Satellite image of the mid-Atlantic on February 7, 2010, two days after Snowmageddon. (NASA)

Two years ago, Snowmageddon, one of the D.C. area’s biggest snowstorms on record, finally came to a close in the late afternoon. That was after dumping a mind boggling 18-32” of snow over the course of about 30 hours. The storm shut the city down for days and is etched in the memories of all those who lived through it.

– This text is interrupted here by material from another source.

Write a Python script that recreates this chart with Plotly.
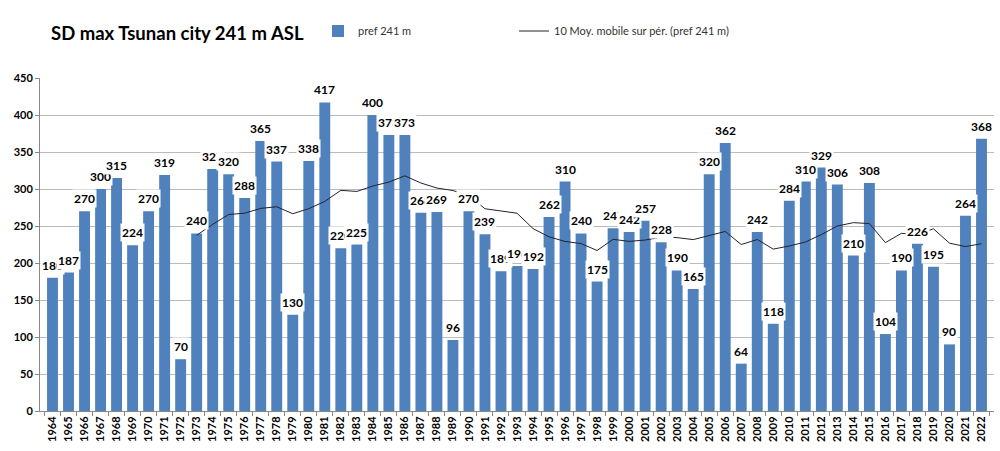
import plotly.graph_objects as go
import pandas as pd

years = list(range(1964, 2023))
snow_depth = [180, 187, 270, 300, 315, 224, 270, 319, 70, 240,
              327, 320, 288, 365, 337, 130, 338, 417, 220, 225,
              400, 373, 373, 268, 269, 96, 270, 239, 189, 196,
              192, 262, 310, 240, 175, 247, 242, 257, 228, 190,
              165, 320, 362, 64, 242, 118, 284, 310, 329, 306,
              210, 308, 104, 190, 226, 195, 90, 264, 368]
y_ticks = [0, 50, 100, 150, 200, 250, 300, 350, 400, 450]

# 10-period moving average trendline (as in the original spreadsheet)
moving_avg = pd.Series(snow_depth).rolling(10).mean().tolist()

xlabels = [str(y) for y in years]
FONT = "Lato"

L, R, T, B = 40, 6, 78, 40
PW, PH = 1000 - L - R, 451 - T - B


def px_x(p):
    return (p - L) / PW


def px_y(p):
    return 1 + (T - p) / PH


fig = go.Figure()
fig.add_trace(go.Bar(
    x=xlabels, y=snow_depth, name="pref 241 m",
    marker=dict(color="#4F81BD", line=dict(width=0)),
    width=0.68, legend="legend",
))
fig.add_trace(go.Scatter(
    x=xlabels, y=moving_avg, name="10 Moy. mobile sur pér. (pref 241 m)",
    mode="lines", line=dict(color="#222233", width=1), legend="legend2",
))

for i, v in enumerate(snow_depth):
    fig.add_annotation(
        x=i, y=v, xref="x", yref="y", text="<b>%d</b>" % v,
        showarrow=False, yanchor="bottom", yshift=3,
        bgcolor="white", borderpad=1,
        font=dict(family=FONT, size=12, color="black"),
    )

fig.add_annotation(
    xref="paper", yref="paper", x=px_x(49), y=px_y(33),
    text="<b>SD max Tsunan city 241 m ASL</b>",
    showarrow=False, xanchor="left", yanchor="middle",
    font=dict(family=FONT, size=18.5, color="black"),
)

legend_common = dict(orientation="h", xref="paper", yref="paper", yanchor="middle",
                     xanchor="left", font=dict(family=FONT, size=11, color="#333333"),
                     bgcolor="rgba(0,0,0,0)", itemwidth=30)

fig.update_layout(
    width=1000, height=451,
    margin=dict(l=L, r=R, t=T, b=B, autoexpand=False),
    paper_bgcolor="white", plot_bgcolor="white",
    showlegend=True,
    legend=dict(x=px_x(318), y=px_y(31), **legend_common),
    legend2=dict(x=px_x(514), y=px_y(31), **legend_common),
    bargap=0.32,
    font=dict(family=FONT),
)
fig.update_xaxes(
    type="category", tickangle=-90, showgrid=False, tickson="boundaries",
    showline=True, linecolor="#888888", ticks="outside", ticklen=4, tickcolor="#888888",
    tickfont=dict(family=FONT, size=11, color="black", weight="bold"),
)
fig.update_yaxes(
    range=[0, 450], tickvals=y_ticks, showgrid=True, gridcolor="#BBBBBB", gridwidth=1,
    showline=True, linecolor="#888888", ticks="outside", ticklen=4, tickcolor="#888888",
    tickfont=dict(family=FONT, size=11, color="black", weight="bold"),
    zeroline=False,
)

fig.write_html("out.html", config={"displayModeBar": False},
               post_script="document.body.style.margin='0px';")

Link: A guide to Capital Weather Gang’s Snowmageddon content

Gallery: Your Snowmageddon photos

The NASA image above shows how the region appeared from space the day after. Here is NASA’s description:

The Moderate Resolution Imaging Spectroradiometer (MODIS) on NASA’s Terra satellite captured this true-color image on February 7, 2010, showing part of the region affected by heavy snowfall. Snow blankets the area hundreds of kilometers inland from the Atlantic coastline. Along the latitude of New York City, however, snow cover thins considerably.

U.S. snow cover and depth on February 7, 2010. (NOAA)

The mid-Atlantic region had some of the deepest snow cover in the entire nation (outside the high elevations of the West) after the storm. An impressive 60% of the country had snow cover at the time.

U.S. snow cover and depth on February 6, 2012 (NOAA)

Compare the snow cover in 2010 to this year. The mid-Atlantic is almost devoid of snow, and just over 25% of the country has snow cover.